Earnhardt has picked one race a year to get back into the No. 8 Chevy on the Xfinity circuit. Last spring, he competed at Homestead-Miami, where Earnhardt led for four laps before finishing fifth. In 2019, he picked a late-season race at Darlington and also placed fifth. In 2018, Earnhardt ran strong at Richmond for much of the day, leading 96 laps and even winning a stage, before settling for fourth place.
Earnhardt is 46 and understandably a bit rusty now. But the return to Richmond sparked more than the usual interest because it’s been a good track for him in both the Cup Series and Xfinity racing. He won three times there on the big circuit and four times in Xfinity cars, including in 2016 for the final checkered flag of his career. It’s a career that includes 26 Cup Series triumphs and 24 in the Xfinity Series.
Now, juxtapose those numbers with those of Williams, who’s in his fourth full-time Xfinity season and sixth overall. Williams has never finished in the top five in 117 career starts. His best result this season has been 10th at Mid-Ohio three months ago.
However, Williams has recently enjoyed his best stretch of the season with five straight showings in the top 20. Still, he’s not going to make the playoffs unless he scores an improbable triumph next week at Bristol.
Williams started Saturday’s race at Richmond in the 14th position, but it didn’t take long before he was racing side by side in a battle for 20th with Earnhardt, who began the day 30th. They battled for position for multiple laps on the three-quarter-mile track, with Williams fighting hard to stay in front. They appeared to swap paint at least once.
“Won’t give me a break,” Earnhardt complained to his crew on the radio.
Shortly afterward, Dale Earnhardt Jr.’s Camaro tapped the rear quarter panel of Williams’ No. 92 Chevy, though the 28-year-old driver from Port Charlotte, Florida, quickly squared up to avoid spinning out.

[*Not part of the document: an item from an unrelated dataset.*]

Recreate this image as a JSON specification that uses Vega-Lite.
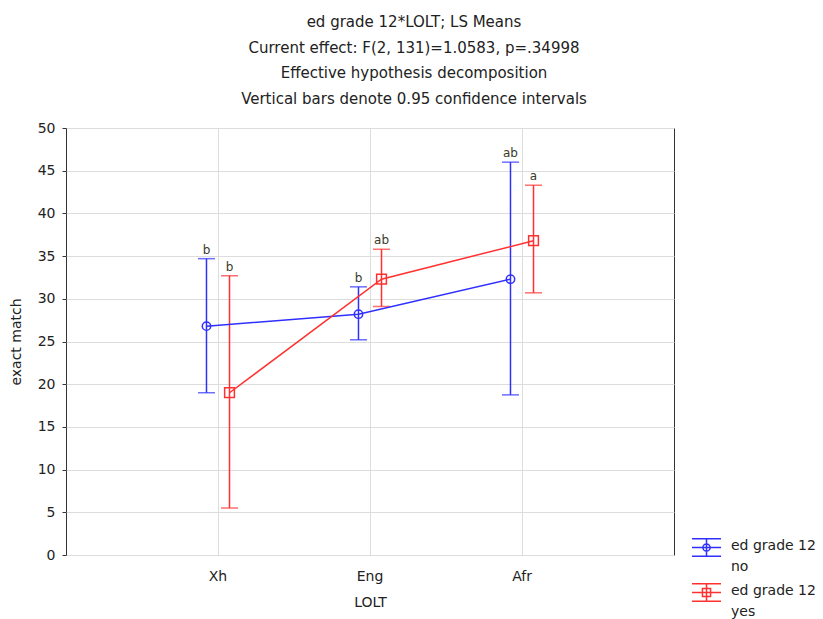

When the flag came down shortly afterward for a competition yellow, Earnhardt was in a jovial mood.
“I’m having fun,” he blurted into his radio. “He probably ain’t liking it much.”
Williams’ conversation with his own crew was not so flippant.
“I don’t care if he’s a hero or not. Like, he’s jacking me up, dude.”Josh Williams
After taking the Lord’s name in vain, he added. “Like, you got plenty of room. Use it.”
Earnhardt and Williams finished the opening stage in 19th and 20th place, respectively. They spaced out shortly after racing resumed, and Earnhardt finished the second stage in 12th place, six spots ahead of Williams.
At the checkered flag, Earnhardt came across 14th and Williams 23rd, with Noah Gragson scoring his second consecutive victory and Justin Haley captured second.